The path is a long one, and we are required not to stop or stumble, but to continue to march. Sometimes we reach a spot where some of us wish to be convinced that we have reached the end – at which point G-d sends us a "reminder" of where we actually are and where we have to get to. Speaking to us via current events, G-d leads us forward and does not allow us to remain passively behind; He "hits" us so as to keep us going forward.

Quite clearly, we do not have prophets, and we cannot know exactly why this or that person suffers more than others, or why things happen exactly the way they do. However, the process in general is something we can understand, based on what we have learned from the Torah and from our Sages. 

The late Rav Tzvi Yehuda Kook, Dean of Yeshivat Merkaz HaRav founded by his renowned father Rav Avraham Yitzchak HaCohen Kook, taught us that we must look carefully at how G-d leads us in history. We are to "remember the days of old and consider the years of all generations" (Deut. 32,7); by studying Jewish history we will merit to understand how to look forward as well. [Ed. note: The very fact alone of the unprecedented survival of the Jewish People throughout history, followed by its blossoming and flowering in recent decades, is often sufficient to strengthen one's emuna in G-d and His Torah!] 
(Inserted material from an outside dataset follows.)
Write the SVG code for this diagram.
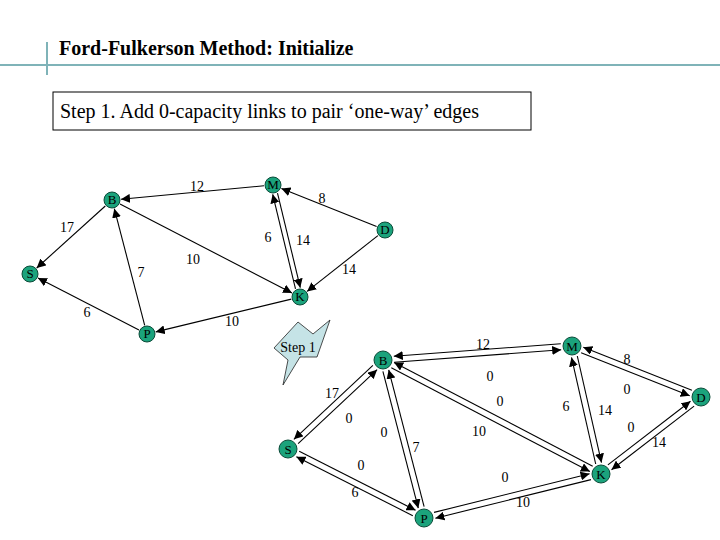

Yes, many events are so very painful and difficult – but it is critical not to sink into the mire of the tribulations! It is important to strengthen ourselves, to hear classes and teachers that reinforce us, to study emuna for this period and its challenges and thus to become stronger - and certainly not weaker.

I very much recommend that you take part in the classes on our website https://www.yeshiva.co/search?q-Faith [search there for other topics as well], which help to build and fortify how we look at the world in this time and place. We must study and march forward, and we must build up our aspirations, national and personal, together with all of Clal Yisrael. 

It is very important to remember always that we are not alone: G-d is with us, marching forward with us, and we are in fact constantly advancing. It is critical to see our progress and all the good things, and draw strength from them. 

Be strong and continue to grow in emuna and confidence in Am Yisrael; do not spend time on things that weaken you, but only on those that carry you higher!